Music is wonderful. It is said that music is the great unifier, but sometimes it seems to do the exact opposite.
Day in and day out music is fiercely defended. People tell each other their favorite artists are silly or that only one type of music is right. If you like one type of music, it seems unthinkable to some that you find an artist who piques your interest on the opposite side of the spectrum. People get shunned for their musical taste and hide away.
This type of behavior can be detrimental. Certainly, it is detrimental to the person who feels attacked. It happened to me and I’m still feeling the repercussions. Fall Out Boy has been my favorite bands since I was 13, when “From Under the Cork Tree” was released. I’ve seen the band three times in concert and plan on a fourth this summer.
I thought I was pretty hard-core for most of middle school and high school. As much as I try to kid myself, I still think of myself as a little emo, hardcore kid all wrapped in a little punk package. But I almost had my identity ripped away from me by people who felt their musical taste put them above me.
A boy I used to date despised Fall Out Boy. He incessantly made fun of the band and ripped apart their music because he could play a few instruments and had small amounts of musical knowledge. I eventually put away their CDs, wanting to keep the relationship. Even after that relationship disintegrated, I found myself surrounded by people who felt that bands such as Fall Out Boy were beneath them.
It wasn’t until my current relationship that I pulled back out all of that music. He and I share a lot of mutual interests in music, but are also wildly different. Instead of judging me for those differences, he sits and listens. I hadn’t really shared my music with anyone in a while.
I can’t really claim to be that out there with the artists and sounds I listen to. It’s all really mild stuff, like Lana Del Rey Death Cab for Cutie spinoffs. I don’t shove things down people’s throats or tell people their favorite artist is trash. I bite my tongue if I don’t agree because I know it only takes a few voices to make someone question everything.
After missing most of their shows, I finally went to see Panic! At the Disco with my current boyfriend, after years of not even bothering to look up show dates. I almost cried during my favorite songs thinking about what I had missed so many years. I finally got around to seeing Fall Out Boy again this summer with a fellow newspaper staffer, and I did cry.

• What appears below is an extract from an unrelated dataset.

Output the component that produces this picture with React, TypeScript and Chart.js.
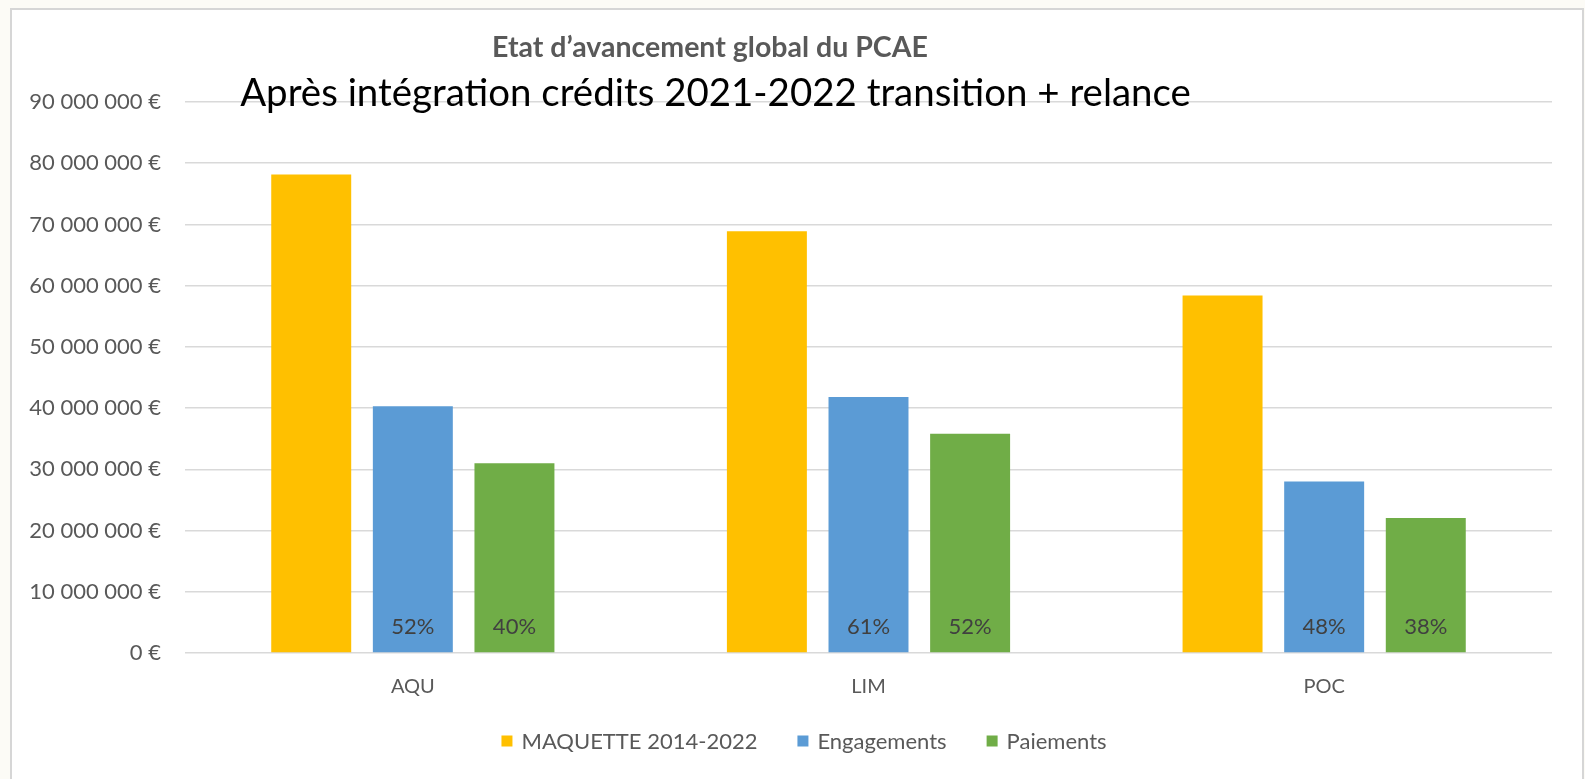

The people who pointed out weak bass lines and silly pop riffs melted away. It was just me and the music that had stuck with me, even when it was on the back burner. But why did someone telling me my favorite band was a joke affect me so deeply?
Being pretentious about music is the exact opposite of what music is about. Music is meant to be shared and loved. Music is so emotional and so deeply connected to who a person is.
I am deeply connected to rock music. My parents were good to me and put Led Zeppelin on repeat instead of Top 40 stations, but that does not give me the right to shame anyone else who only knows “Stairway to Heaven.”
This should be an invitation to find a connection. Plus, Led Zeppelin was way before my time, so how can I even pretend to know the first thing about them. I want to share my musical tastes, not guard them like precious treasure.
It is common procedure to scoff at young girls at concerts who immediately put on their fresh concert tee and only know the new album or the band they are about to see. I want to challenge you to remember back when you were that age.
Fall Out Boy had already been album deep into their career before I found them. I didn’t know a few songs when I saw them the first time. Since I was 13, they have been one of the consistent parts of my life.
Those are the memories that flood me when I see a 13-year-old with only new Fall Out Boy gear. I think about how much that band meant to me when I was 13. I want everyone to stop and think about those memories before they scoff at someone.
I want those nights you sat depressed, or overjoyed with your favorite artist to be the first thing you think of when you want to write off someone’s music.
Your music tastes do not make you special. They make you a part of a community, a community that wants to share. And they can’t thrive if you stay saddled up on your high horse.